Forget Naples, Fla. or Scottsdale, Ariz. for your next satellite office. Lubbock, Texas might be a better fit. A recent Wall Street Journal story finds the recession has had a profound effect on migration patterns in the U.S., reversing the flow of people to former housing-boom states such as Florida and Nevada, the latest data from the Census Bureau show.
According to the Journal, in the year ending July 1, 2009, Florida -- once the top draw for Americans in search of work and warmer climes -- lost more than 31,000 residents to other states, the Census Bureau reported. Nevada lost nearly 4,000. The numbers are small compared with the states' populations, but they reflect a significant change in direction: In the year ending July 2006, Florida and Nevada attracted net inflows 141,448 and 41,640 people, respectively.
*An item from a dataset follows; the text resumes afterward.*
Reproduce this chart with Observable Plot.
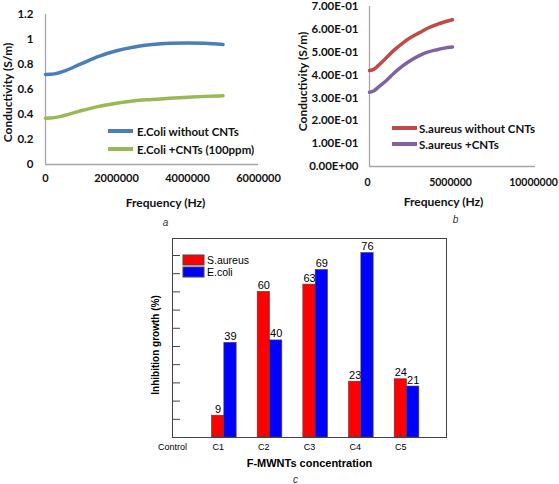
<!DOCTYPE html>
<html><head><meta charset="utf-8">
<script src="https://cdn.jsdelivr.net/npm/d3@7"></script>
<script src="https://cdn.jsdelivr.net/npm/@observablehq/plot@0.6"></script>
<style>
html,body{margin:0;padding:0;background:#fff;}
#wrap{position:relative;width:559px;height:484px;overflow:hidden;background:#fff;}
.panel{position:absolute;}
.leg{position:absolute;}
#legA,#legB{font:bold 11.5px Lato,sans-serif;color:#111;}
#legA .lga-swatches,#legB .lgb-swatches{font:bold 11.5px Lato,sans-serif;color:#111;margin:0;}
#legA .lga-swatch{height:18px;padding:0;margin:0;}
#legB .lgb-swatch{height:16px;padding:0;margin:0;}
#legA .lga-swatch svg{margin-right:4px;}
#legB .lgb-swatch svg{margin-right:2px;}
#legC .lgc-swatches{font:10.5px "Liberation Sans",Arial,sans-serif;color:#000;margin:0;}
#legC .lgc-swatch{height:12px;padding:0;margin:0;}
#legC .lgc-swatch svg{margin-right:3px;}
#legC .lgc-swatch svg rect{stroke:#444;stroke-width:1px;}
</style></head>
<body><div id="wrap"></div>
<script>
// ---- Panel a / b data (frequency sweep) ----
const freqHz = [0, 250000, 500000, 1000000, 1500000, 2000000, 2500000, 3000000, 3500000, 4000000, 4500000, 5000000];
const ecoliWithout = [0.72, 0.725, 0.745, 0.805, 0.865, 0.91, 0.94, 0.96, 0.97, 0.972, 0.97, 0.96];
const ecoliCNT     = [0.37, 0.375, 0.39, 0.43, 0.465, 0.49, 0.51, 0.52, 0.53, 0.538, 0.545, 0.55];
const saureusWithout = [0.42, 0.425, 0.44, 0.475, 0.51, 0.54, 0.565, 0.585, 0.605, 0.62, 0.632, 0.642];
const saureusCNT     = [0.325, 0.33, 0.345, 0.375, 0.41, 0.44, 0.465, 0.485, 0.5, 0.51, 0.518, 0.523];
const seriesA = ["E.Coli without CNTs", "E.Coli +CNTs (100ppm)"];
const colorsA = ["#4A7EBB", "#98B954"];
const seriesB = ["S.aureus without CNTs", "S.aureus +CNTs"];
const colorsB = ["#BE4B48", "#7F63A1"];
const yTicksA = [0, 0.2, 0.4, 0.6, 0.8, 1, 1.2];
const xTicksA = [0, 2000000, 4000000, 6000000];
const yTicksB = [0, 0.1, 0.2, 0.3, 0.4, 0.5, 0.6, 0.7];
const xTicksB = [0, 5000000, 10000000];

// ---- Panel c data ----
const categories = ["Control", "C1", "C2", "C3", "C4", "C5"];
const sAureus = [0, 9, 60, 63, 23, 24];
const eColi   = [0, 39, 40, 69, 76, 21];
const seriesC = ["S.aureus", "E.coli"];
const colorsC = ["#ff0000", "#0000ff"];
const yTicksC = [7.5, 15, 22.5, 30, 37.5, 45, 52.5, 60, 67.5, 75];

const wrap = document.getElementById("wrap");
function place(el, left, top, id) {
  const d = document.createElement("div");
  d.className = id ? "leg" : "panel";
  if (id) d.id = id;
  d.style.left = left + "px"; d.style.top = top + "px";
  d.appendChild(el); wrap.appendChild(d);
}
const fmtDec = d => `${+d.toFixed(1)}`;
const fmtE = d => { const [m, e] = d.toExponential(2).split("e"); return m + "E" + e[0] + e.slice(1).padStart(2, "0"); };
const axisGray = "#a6a6a6";
const styleAB = {fontFamily: "Lato, sans-serif", fontSize: "11px", fontWeight: "bold", color: "#111", background: "transparent", overflow: "visible"};

// ---- Panel a ----
const rowsA = freqHz.flatMap((f, i) => [{f, v: ecoliWithout[i], s: seriesA[0]}, {f, v: ecoliCNT[i], s: seriesA[1]}]);
const plotA = Plot.plot({
  width: 280, height: 230,
  marginLeft: 45, marginRight: 22, marginTop: 14, marginBottom: 66,
  style: styleAB,
  x: {domain: [0, 6000000]},
  y: {domain: [0, 1.2]},
  color: {domain: seriesA, range: colorsA},
  marks: [
    Plot.ruleX([0], {stroke: axisGray, strokeWidth: 1.3}),
    Plot.ruleY([0], {stroke: axisGray, strokeWidth: 1.3}),
    Plot.axisY({ticks: yTicksA, tickSize: 0, tickPadding: 12, tickFormat: fmtDec, label: null, fontSize: 11.5}),
    Plot.axisX({ticks: xTicksA, tickSize: 0, tickPadding: 10, tickFormat: d => String(d), label: null}),
    Plot.line(rowsA, {x: "f", y: "v", stroke: "s", strokeWidth: 3.5, curve: "monotone-x"}),
    Plot.text(["Frequency (Hz)"], {text: d => d, frameAnchor: "bottom", dx: 13.5, dy: 39, fontSize: 12, lineAnchor: "middle", textAnchor: "middle"}),
    Plot.text(["Conductivity (S/m)"], {text: d => d, frameAnchor: "left", rotate: -90, dx: -37, dy: 3, fontSize: 12, lineAnchor: "middle", textAnchor: "middle"}),
    Plot.text(["a"], {text: d => d, frameAnchor: "bottom", dx: 13.5, dy: 61, fontStyle: "italic", fontWeight: "normal", fontSize: 10, fill: "#333", fontFamily: "Liberation Sans, Arial", textAnchor: "middle"})
  ]
});
place(plotA, 0, 0);

// ---- Panel b ----
const rowsB = freqHz.flatMap((f, i) => [{f, v: saureusWithout[i], s: seriesB[0]}, {f, v: saureusCNT[i], s: seriesB[1]}]);
const plotB = Plot.plot({
  width: 279, height: 230,
  marginLeft: 89, marginRight: 24, marginTop: 6, marginBottom: 64,
  style: styleAB,
  x: {domain: [0, 10000000]},
  y: {domain: [0, 0.7]},
  color: {domain: seriesB, range: colorsB},
  marks: [
    Plot.ruleX([0], {stroke: axisGray, strokeWidth: 1.3}),
    Plot.ruleY([0], {stroke: axisGray, strokeWidth: 1.3}),
    Plot.axisY({ticks: yTicksB, tickSize: 0, tickPadding: 11, tickFormat: fmtE, label: null, fontSize: 11.5}),
    Plot.axisX({ticks: xTicksB, tickSize: 0, tickPadding: 12, tickFormat: d => String(d), label: null, fontSize: 10.5, dx: -2}),
    Plot.line(rowsB, {x: "f", y: "v", stroke: "s", strokeWidth: 3.5, curve: "monotone-x"}),
    Plot.text(["Frequency (Hz)"], {text: d => d, frameAnchor: "bottom", dx: -9, dy: 36, fontSize: 12, lineAnchor: "middle", textAnchor: "middle"}),
    Plot.text(["Conductivity (S/m)"], {text: d => d, frameAnchor: "left", rotate: -90, dx: -66, dy: -5, fontSize: 12, lineAnchor: "middle", textAnchor: "middle"}),
    Plot.text(["b"], {text: d => d, frameAnchor: "bottom", dx: 3, dy: 56, fontStyle: "italic", fontWeight: "normal", fontSize: 10, fill: "#333", fontFamily: "Liberation Sans, Arial", textAnchor: "middle"})
  ]
});
place(plotB, 280, 0);

// ---- Panel c ----
const rowsC = categories.map((c, i) => ({i, c, sa: sAureus[i], ec: eColi[i]})).filter(d => d.i > 0);
const catIdx = categories.map((c, i) => i);
const plotC = Plot.plot({
  width: 559, height: 254,
  marginLeft: 172, marginRight: 113, marginTop: 8, marginBottom: 47,
  style: {fontFamily: "'Liberation Sans', Arial, sans-serif", fontSize: "9px", color: "#000", background: "transparent", overflow: "visible"},
  x: {domain: [0, 6]},
  y: {domain: [0, 82]},
  marks: [
    Plot.rect(rowsC, {x1: d => d.i - 0.135, x2: d => d.i + 0.135, y1: 0, y2: "sa", fill: colorsC[0], stroke: "#444", strokeWidth: 0.6}),
    Plot.text(rowsC, {x: "i", y: "sa", text: "sa", lineAnchor: "bottom", dy: -3, fontSize: 11}),
    Plot.rect(rowsC, {x1: d => d.i + 0.135, x2: d => d.i + 0.405, y1: 0, y2: "ec", fill: colorsC[1], stroke: "#444", strokeWidth: 0.6}),
    Plot.text(rowsC, {x: d => d.i + 0.27, y: "ec", text: "ec", lineAnchor: "bottom", dy: -3, fontSize: 11}),
    Plot.frame({stroke: "#444", strokeWidth: 1}),
    Plot.axisY({anchor: "right", frameAnchor: "left", ticks: yTicksC, tickSize: 7, fill: "none", stroke: "#444", label: null}),
    Plot.axisX({anchor: "top", frameAnchor: "bottom", ticks: catIdx.slice(1), tickSize: 4, fill: "none", stroke: "#444", label: null}),
    Plot.axisX({anchor: "bottom", ticks: catIdx, tickSize: 0, tickPadding: 6, tickFormat: i => categories[i], label: null, fontSize: 9}),
    Plot.text(["F-MWNTs concentration"], {text: d => d, frameAnchor: "bottom", dy: 26, fontWeight: "bold", fontSize: 11, lineAnchor: "middle", textAnchor: "middle"}),
    Plot.text(["Inhibition growth (%)"], {text: d => d, frameAnchor: "left", rotate: -90, dx: -17, dy: 7, fontWeight: "bold", fontSize: 10, lineAnchor: "middle", textAnchor: "middle"}),
    Plot.text(["c"], {text: d => d, frameAnchor: "bottom", dx: -14, dy: 42, fontStyle: "italic", fontSize: 10, fill: "#333", lineAnchor: "middle", textAnchor: "middle"})
  ]
});
place(plotC, 0, 230);

// ---- Legends ----
const legA = Plot.legend({color: {type: "ordinal", domain: seriesA, range: colorsA}, legend: "swatches", columns: 1, swatchWidth: 25, swatchHeight: 4, className: "lga"});
place(legA, 108, 122, "legA");
const legB = Plot.legend({color: {type: "ordinal", domain: seriesB, range: colorsB}, legend: "swatches", columns: 1, swatchWidth: 25, swatchHeight: 4, className: "lgb"});
place(legB, 392, 120, "legB");
const legC = Plot.legend({color: {type: "ordinal", domain: seriesC, range: colorsC}, legend: "swatches", columns: 1, swatchWidth: 21, swatchHeight: 10, className: "lgc"});
place(legC, 183, 254, "legC");
</script></body></html>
"The recession coupled with the mortgage meltdown stopped the dominant migration story of the last decade in its tracks," William Frey, a demographer at the Brookings Institution, told the paper. "The real question is when the Sunbelt states are going to be able to come back. These new numbers suggest no end in sight."
The census data provide the starkest illustration yet of a shift that began after the peak of the housing boom in 2006. The paper reports it found that each year, the movement of people from states in the Northeast and Midwest such as New York, New Jersey and Michigan to job-producing states in the Sunbelt and West has lost momentum as house prices have fallen and jobs have disappeared.
The exception amid the Sunbelt states is Texas, which has managed to avoid much of the housing malaise and unemployment that have plagued other states, the Journal found. In the year ending July 2009, Texas gained 143,423 more residents from other states than it lost, making it the nation's biggest draw for the fourth year in a row.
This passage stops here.